L’art. 111 comma 8 della Costituzione, enuncia il principio giuridico in base al quale contro le decisioni del Consiglio di Stato e della Corte dei Conti è ammesso il ricorso alla Corte di Cassazione soltanto per motivi inerenti la giurisdizione.
La Corte di Cassazione Civile, intervenuta sulla materia, ha stabilito che il sindacato dei giudici di legittimità sulle decisioni del Consiglio di Stato, previsto dal nostro ordinamento, ai sensi dell’art. 111 ultimo comma della Costituzione o dell’art. 362 c.p.c., è ammesso nel caso in cui la sentenza del Consiglio di Stato abbia violato i c.d. limiti esterni della propria giurisdizione oppure l’ambito della giurisdizione in generale.
La prima ipotesi si verifica quando il Consiglio di Stato ha giudicato su una materia della giurisdizione ordinaria o su una materia di un’altra giurisdizione speciale. Si verifica nel caso in cui il Consiglio di Stato abbia negato la propria giurisdizione ritenendo che la stessa appartenesse ad un altro giudice o quando abbia giudicato nel merito su una materia attribuita alla propria giurisdizione limitatamente al solo sindacato della legittimità di un atto amministrativo.

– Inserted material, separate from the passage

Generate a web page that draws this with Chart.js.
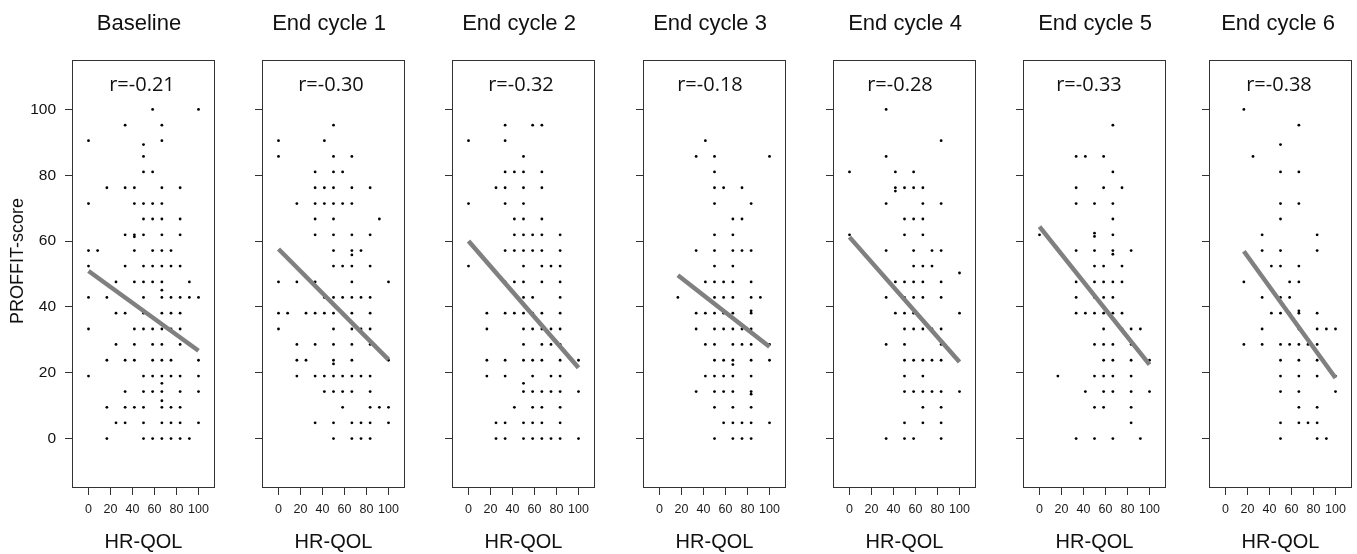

La seconda ipotesi si concretizza invece quando il Consiglio di Stato abbia violato, in senso negativo o positivo, l’ambito della giurisdizione generale giudicando in merito alla giurisdizione riservata al legislatore oppure quando abbia negato la giurisdizione su un erroneo convincimento.
In particolare, nella sentenza in commento la ricorrente affermava che l’Adunanza Plenaria avesse sconfinato nelle attribuzioni riservate al legislatore, superando i limiti esterni della giurisdizione amministrativa.
La Corte di Cassazione a Sezioni Unite con sentenza n. 27842 del 30 ottobre 2019 afferma che il ricorso per motivi inerenti alla giurisdizione, sotto il profilo dell’eccesso di potere giurisdizionale, non è ammissibile avverso la sentenza resa, nell’esercizio della propria funzione nomofilattica dall’Adunanza Plenaria che, ai sensi dell’art. 99 comma 4 c.p.a. abbia enunicato uno o più principi di diritto e restituito per il resto il giudizio alla sezione rimettente, non avendo tale statuizione carattere decisorio e definitorio del giudizio di appello.
Una volta pronunciata la regola di diritto da parte delle Sezioni Unite infatti sarà la sezione rimettente a svolgere un’operazione di riconduzione della regola iuris al caso concreto.